*CHALLENGE*
Leaving the pictures out, print the lines from the first line of the listing through the line containing "import plotly.graph_objects as go", exactly as they read, and no others.

***

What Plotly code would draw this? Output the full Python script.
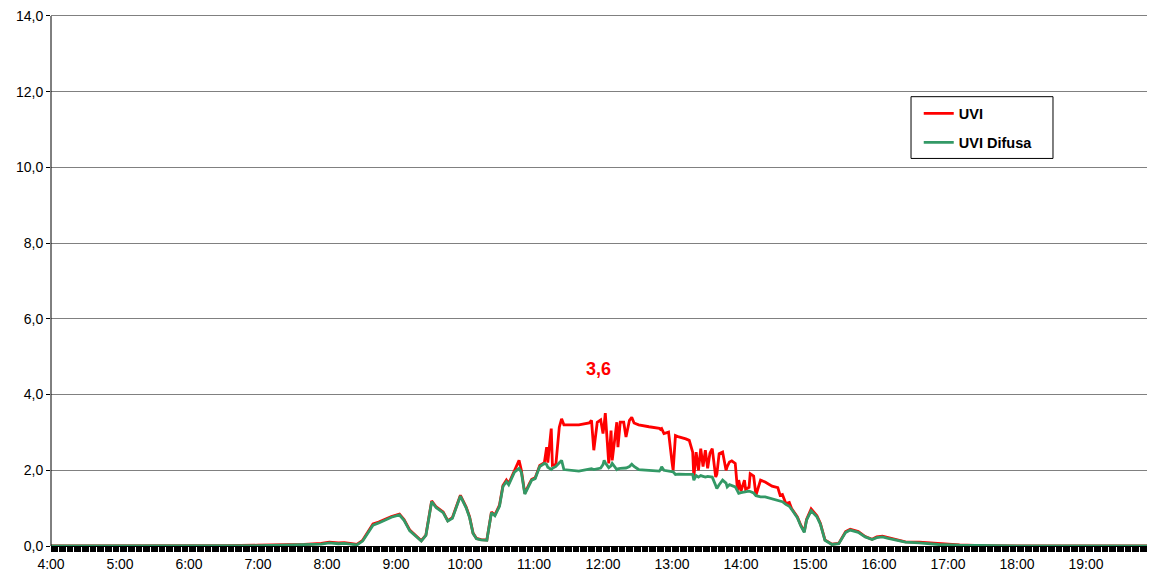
import plotly.graph_objects as go

# ---- data ----
times = ["4:00", "5:00", "6:00", "6:30", "7:00", "7:20", "7:40", "7:55", "8:02", "8:10",
         "8:15", "8:20", "8:26", "8:31", "8:35", "8:40", "8:45", "8:50", "8:56", "9:03",
         "9:07", "9:12", "9:16", "9:22", "9:26", "9:31", "9:35", "9:41", "9:45", "9:49",
         "9:56", "10:01", "10:04", "10:07", "10:10", "10:14", "10:19", "10:23", "10:26", "10:30",
         "10:33", "10:36", "10:38", "10:43", "10:47", "10:49", "10:52", "10:56", "10:58", "11:01",
         "11:05", "11:09", "11:11", "11:12", "11:15", "11:16", "11:19", "11:22", "11:24", "11:26",
         "11:39", "11:48", "11:50", "11:52", "11:55", "11:58", "12:00", "12:01", "12:02", "12:05",
         "12:07", "12:08", "12:12", "12:13", "12:15", "12:18", "12:20", "12:23", "12:25", "12:27",
         "12:31", "12:40", "12:49", "12:50", "12:51", "12:53", "12:57", "13:00", "13:01", "13:03",
         "13:06", "13:12", "13:15", "13:18", "13:19", "13:21", "13:23", "13:25", "13:27", "13:29",
         "13:31", "13:33", "13:35", "13:38", "13:39", "13:41", "13:44", "13:47", "13:48", "13:50",
         "13:52", "13:55", "13:57", "13:58", "14:00", "14:03", "14:04", "14:07", "14:08", "14:11",
         "14:13", "14:17", "14:21", "14:27", "14:32", "14:34", "14:36", "14:39", "14:42", "14:44",
         "14:49", "14:52", "14:55", "14:57", "15:01", "15:06", "15:09", "15:13", "15:19", "15:25",
         "15:31", "15:35", "15:42", "15:48", "15:54", "15:58", "16:03", "16:08", "16:14", "16:23",
         "16:35", "16:52", "17:10", "17:30", "18:00", "19:00", "19:59"]

uvi = [0.00, 0.00, 0.00, 0.01, 0.02, 0.03, 0.04, 0.07, 0.10, 0.08,
       0.09, 0.07, 0.04, 0.15, 0.35, 0.58, 0.63, 0.70, 0.78, 0.84,
       0.70, 0.42, 0.30, 0.14, 0.29, 1.19, 1.03, 0.90, 0.67, 0.75,
       1.34, 1.03, 0.77, 0.34, 0.20, 0.17, 0.16, 0.90, 0.82, 1.08,
       1.60, 1.74, 1.65, 2.00, 2.26, 2.00, 1.39, 1.65, 1.76, 1.80,
       2.13, 2.20, 2.61, 2.20, 3.10, 2.13, 2.15, 3.14, 3.36, 3.20,
       3.20, 3.25, 3.32, 2.53, 3.27, 3.33, 2.97, 3.20, 3.51, 2.18,
       3.05, 2.26, 3.27, 2.61, 3.27, 3.27, 2.88, 3.32, 3.40, 3.25,
       3.20, 3.15, 3.11, 3.08, 3.10, 2.97, 3.01, 2.22, 2.00, 2.92,
       2.88, 2.83, 2.79, 2.48, 1.82, 2.48, 2.00, 2.57, 2.10, 2.53,
       2.05, 2.45, 2.57, 1.82, 1.90, 2.44, 2.48, 2.00, 2.10, 2.22,
       2.25, 2.18, 1.47, 1.74, 1.45, 1.74, 1.50, 1.55, 1.91, 1.85,
       1.34, 1.74, 1.69, 1.58, 1.54, 1.34, 1.36, 1.12, 1.15, 0.99,
       0.77, 0.55, 0.38, 0.70, 0.98, 0.80, 0.60, 0.16, 0.05, 0.07,
       0.38, 0.44, 0.38, 0.25, 0.18, 0.24, 0.26, 0.22, 0.18, 0.11,
       0.10, 0.06, 0.03, 0.01, 0.00, 0.00, 0.00]

uvi_difusa = [0.00, 0.00, 0.00, 0.00, 0.01, 0.02, 0.03, 0.05, 0.08, 0.06,
              0.07, 0.05, 0.03, 0.13, 0.33, 0.55, 0.61, 0.68, 0.76, 0.82,
              0.68, 0.40, 0.29, 0.13, 0.28, 1.17, 1.01, 0.88, 0.66, 0.73,
              1.32, 1.01, 0.75, 0.33, 0.19, 0.16, 0.15, 0.88, 0.80, 1.05,
              1.57, 1.70, 1.62, 1.95, 2.05, 1.95, 1.37, 1.62, 1.74, 1.78,
              2.10, 2.18, 2.15, 2.08, 2.02, 2.05, 2.10, 2.20, 2.26, 2.02,
              1.98, 2.03, 2.04, 2.02, 2.05, 2.06, 2.15, 2.26, 2.20, 2.07,
              2.12, 2.18, 2.02, 2.04, 2.05, 2.06, 2.06, 2.10, 2.16, 2.10,
              2.02, 2.00, 1.98, 2.02, 2.09, 2.00, 1.97, 1.96, 1.96, 1.89,
              1.90, 1.89, 1.89, 1.89, 1.74, 1.86, 1.82, 1.86, 1.84, 1.82,
              1.84, 1.82, 1.82, 1.60, 1.52, 1.62, 1.74, 1.66, 1.56, 1.62,
              1.60, 1.56, 1.45, 1.39, 1.41, 1.43, 1.44, 1.45, 1.44, 1.40,
              1.33, 1.30, 1.30, 1.25, 1.21, 1.20, 1.17, 1.10, 1.05, 0.97,
              0.75, 0.53, 0.36, 0.68, 0.93, 0.77, 0.58, 0.15, 0.04, 0.06,
              0.36, 0.42, 0.36, 0.24, 0.17, 0.22, 0.24, 0.20, 0.16, 0.10,
              0.08, 0.04, 0.02, 0.01, 0.00, 0.00, 0.00]

hour_ticks = [4, 5, 6, 7, 8, 9, 10, 11, 12, 13, 14, 15, 16, 17, 18, 19]
hour_labels = ["4:00", "5:00", "6:00", "7:00", "8:00", "9:00", "10:00", "11:00",
               "12:00", "13:00", "14:00", "15:00", "16:00", "17:00", "18:00", "19:00"]
y_ticks = [0, 2, 4, 6, 8, 10, 12, 14]

max_label = "3,6"
max_label_time = "11:56"
max_label_y = 4.68


def to_hours(s):
    h, m = s.split(":")
    return int(h) + int(m) / 60.0


x_hours = [to_hours(t) for t in times]

FONT = "Liberation Sans, Arial, sans-serif"

fig = go.Figure()
fig.add_trace(go.Scatter(x=x_hours, y=uvi, mode="lines", name="UVI",
                         legendgroup="a",
                         line=dict(color="#FF0000", width=2.8)))
fig.add_trace(go.Scatter(x=x_hours, y=uvi_difusa, mode="lines", name="UVI Difusa",
                         legendgroup="b",
                         line=dict(color="#339966", width=2.8)))

fig.add_annotation(x=to_hours(max_label_time), y=max_label_y, text=max_label,
                   showarrow=False, xref="x", yref="y",
                   font=dict(family=FONT, size=18, color="#FF0000", weight="bold"))

# legend frame (paper coords, plot area 534 px tall)
fig.add_shape(type="rect", xref="paper", yref="paper",
              x0=0.779, x1=0.9076, y0=0.7285, y1=0.8446,
              line=dict(color="#000000", width=1), fillcolor="rgba(0,0,0,0)", layer="above")

fig.update_layout(
    width=1147, height=569,
    margin=dict(l=43, r=0, t=4, b=31),
    paper_bgcolor="white", plot_bgcolor="white",
    separators=",.",
    font=dict(family=FONT, size=14, color="#000000"),
    showlegend=True,
    legend=dict(x=0.786, y=0.843, xanchor="left", yanchor="top",
                borderwidth=0, bgcolor="rgba(255,255,255,0)",
                font=dict(family=FONT, size=14.5, weight="bold", color="#000000"),
                tracegroupgap=7, itemwidth=30),
)

fig.update_xaxes(range=[4, 20], tickmode="array", tickvals=hour_ticks, ticktext=hour_labels,
                 showgrid=False, zeroline=False, showline=True, linecolor="#000000",
                 linewidth=1, ticks="outside", ticklen=5, tickcolor="#000000",
                 tickfont=dict(size=14), ticklabeloverflow="allow",
                 minor=dict(dtick=1 / 60, tick0=4, ticks="outside", ticklen=5,
                            tickcolor="#000000", tickwidth=1, showgrid=False))

fig.update_yaxes(range=[0, 14 * 534 / 532], tickmode="array", tickvals=y_ticks, tickformat=".1f",
                 showgrid=True, gridcolor="#808080", gridwidth=1, zeroline=False,
                 showline=False,
                 ticks="outside", ticklen=4, tickcolor="#000000",
                 tickfont=dict(size=14), ticklabeloverflow="allow")

# vertical value-axis line, drawn from 0 to 14 like the reference
fig.add_shape(type="line", xref="paper", yref="y", x0=0, x1=0, y0=0, y1=14,
              line=dict(color="#000000", width=1), layer="above")

fig.write_html("out.html")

***

*THE COMPLETED TASK*
What Plotly code would draw this? Output the full Python script.
import plotly.graph_objects as go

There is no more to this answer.